━━ ENTRIES SHOWN

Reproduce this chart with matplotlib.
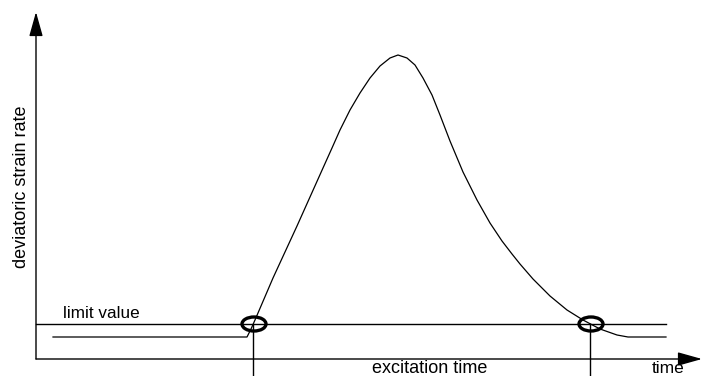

━━━━
━━ ENTRIES SHOWN

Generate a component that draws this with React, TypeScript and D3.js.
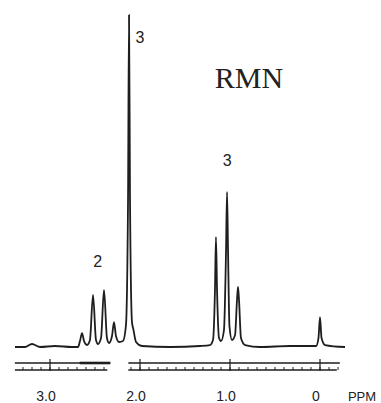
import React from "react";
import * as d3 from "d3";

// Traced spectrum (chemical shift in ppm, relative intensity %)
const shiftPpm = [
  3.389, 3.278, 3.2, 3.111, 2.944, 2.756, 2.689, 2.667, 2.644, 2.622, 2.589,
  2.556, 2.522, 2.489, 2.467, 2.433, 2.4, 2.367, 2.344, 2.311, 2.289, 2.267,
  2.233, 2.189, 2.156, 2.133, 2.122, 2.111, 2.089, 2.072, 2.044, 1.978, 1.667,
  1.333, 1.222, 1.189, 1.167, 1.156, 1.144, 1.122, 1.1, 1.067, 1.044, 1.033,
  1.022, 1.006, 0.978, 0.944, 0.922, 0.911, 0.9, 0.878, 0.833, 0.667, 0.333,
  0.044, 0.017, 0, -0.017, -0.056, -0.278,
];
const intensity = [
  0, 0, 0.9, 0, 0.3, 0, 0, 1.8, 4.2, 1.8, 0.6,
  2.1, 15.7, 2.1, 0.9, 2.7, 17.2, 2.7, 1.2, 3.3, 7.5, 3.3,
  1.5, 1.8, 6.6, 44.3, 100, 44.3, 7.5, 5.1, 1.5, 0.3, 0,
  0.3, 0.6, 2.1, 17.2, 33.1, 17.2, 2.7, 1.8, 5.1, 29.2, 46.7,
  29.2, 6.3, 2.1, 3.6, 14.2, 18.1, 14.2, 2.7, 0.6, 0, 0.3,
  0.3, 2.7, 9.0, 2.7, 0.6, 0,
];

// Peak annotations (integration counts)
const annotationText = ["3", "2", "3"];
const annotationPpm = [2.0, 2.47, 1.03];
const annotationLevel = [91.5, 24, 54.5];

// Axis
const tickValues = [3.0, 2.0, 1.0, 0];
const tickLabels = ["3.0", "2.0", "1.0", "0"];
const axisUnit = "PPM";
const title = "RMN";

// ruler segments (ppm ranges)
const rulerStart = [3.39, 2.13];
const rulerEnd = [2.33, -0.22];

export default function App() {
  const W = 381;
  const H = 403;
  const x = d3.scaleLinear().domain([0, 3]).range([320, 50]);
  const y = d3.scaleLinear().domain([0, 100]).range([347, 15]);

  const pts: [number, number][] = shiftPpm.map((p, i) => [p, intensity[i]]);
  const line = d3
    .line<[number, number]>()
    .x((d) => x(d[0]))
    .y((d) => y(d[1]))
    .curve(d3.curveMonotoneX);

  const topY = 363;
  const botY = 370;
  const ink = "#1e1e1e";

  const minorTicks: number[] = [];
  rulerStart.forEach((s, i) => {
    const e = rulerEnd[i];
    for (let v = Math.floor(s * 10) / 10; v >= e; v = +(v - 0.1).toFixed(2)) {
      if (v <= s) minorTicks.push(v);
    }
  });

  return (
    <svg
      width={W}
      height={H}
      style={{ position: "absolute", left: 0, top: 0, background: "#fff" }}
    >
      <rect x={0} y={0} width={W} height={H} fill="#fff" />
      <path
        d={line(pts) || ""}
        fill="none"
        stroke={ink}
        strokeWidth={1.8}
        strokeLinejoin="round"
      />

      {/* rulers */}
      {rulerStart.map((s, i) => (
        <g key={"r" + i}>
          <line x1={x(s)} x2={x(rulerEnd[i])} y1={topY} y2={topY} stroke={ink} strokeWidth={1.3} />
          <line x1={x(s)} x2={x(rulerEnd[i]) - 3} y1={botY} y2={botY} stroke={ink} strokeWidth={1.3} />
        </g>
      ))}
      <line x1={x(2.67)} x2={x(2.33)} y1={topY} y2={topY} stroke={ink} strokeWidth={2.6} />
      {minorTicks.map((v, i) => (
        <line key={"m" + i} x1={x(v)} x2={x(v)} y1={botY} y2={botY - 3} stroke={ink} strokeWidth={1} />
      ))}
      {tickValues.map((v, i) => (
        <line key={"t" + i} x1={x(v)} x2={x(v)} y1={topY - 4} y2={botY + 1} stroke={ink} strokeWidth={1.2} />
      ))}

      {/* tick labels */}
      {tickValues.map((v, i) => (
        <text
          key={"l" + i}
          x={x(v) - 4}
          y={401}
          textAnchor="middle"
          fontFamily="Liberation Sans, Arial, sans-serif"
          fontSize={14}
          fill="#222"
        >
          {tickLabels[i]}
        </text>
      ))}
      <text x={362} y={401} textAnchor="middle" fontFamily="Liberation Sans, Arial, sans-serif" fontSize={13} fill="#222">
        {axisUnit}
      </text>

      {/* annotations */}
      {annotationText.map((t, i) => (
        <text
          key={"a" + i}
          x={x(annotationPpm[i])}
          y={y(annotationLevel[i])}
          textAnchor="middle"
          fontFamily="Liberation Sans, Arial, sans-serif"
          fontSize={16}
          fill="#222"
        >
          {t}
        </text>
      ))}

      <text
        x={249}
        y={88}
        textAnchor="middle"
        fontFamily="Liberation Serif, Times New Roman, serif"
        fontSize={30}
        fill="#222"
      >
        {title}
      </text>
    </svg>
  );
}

━━━━

**PROBLEM**
Only the lines between the one with "Generate a component" and the one with "const annotationLevel = [91.5, 24, 54.5];", those two included, get copied from the material above. Keep it exact and free of pictures.

**FINISHED ANSWER**
Generate a component that draws this with React, TypeScript and D3.js.
import React from "react";
import * as d3 from "d3";

// Traced spectrum (chemical shift in ppm, relative intensity %)
const shiftPpm = [
  3.389, 3.278, 3.2, 3.111, 2.944, 2.756, 2.689, 2.667, 2.644, 2.622, 2.589,
  2.556, 2.522, 2.489, 2.467, 2.433, 2.4, 2.367, 2.344, 2.311, 2.289, 2.267,
  2.233, 2.189, 2.156, 2.133, 2.122, 2.111, 2.089, 2.072, 2.044, 1.978, 1.667,
  1.333, 1.222, 1.189, 1.167, 1.156, 1.144, 1.122, 1.1, 1.067, 1.044, 1.033,
  1.022, 1.006, 0.978, 0.944, 0.922, 0.911, 0.9, 0.878, 0.833, 0.667, 0.333,
  0.044, 0.017, 0, -0.017, -0.056, -0.278,
];
const intensity = [
  0, 0, 0.9, 0, 0.3, 0, 0, 1.8, 4.2, 1.8, 0.6,
  2.1, 15.7, 2.1, 0.9, 2.7, 17.2, 2.7, 1.2, 3.3, 7.5, 3.3,
  1.5, 1.8, 6.6, 44.3, 100, 44.3, 7.5, 5.1, 1.5, 0.3, 0,
  0.3, 0.6, 2.1, 17.2, 33.1, 17.2, 2.7, 1.8, 5.1, 29.2, 46.7,
  29.2, 6.3, 2.1, 3.6, 14.2, 18.1, 14.2, 2.7, 0.6, 0, 0.3,
  0.3, 2.7, 9.0, 2.7, 0.6, 0,
];

// Peak annotations (integration counts)
const annotationText = ["3", "2", "3"];
const annotationPpm = [2.0, 2.47, 1.03];
const annotationLevel = [91.5, 24, 54.5];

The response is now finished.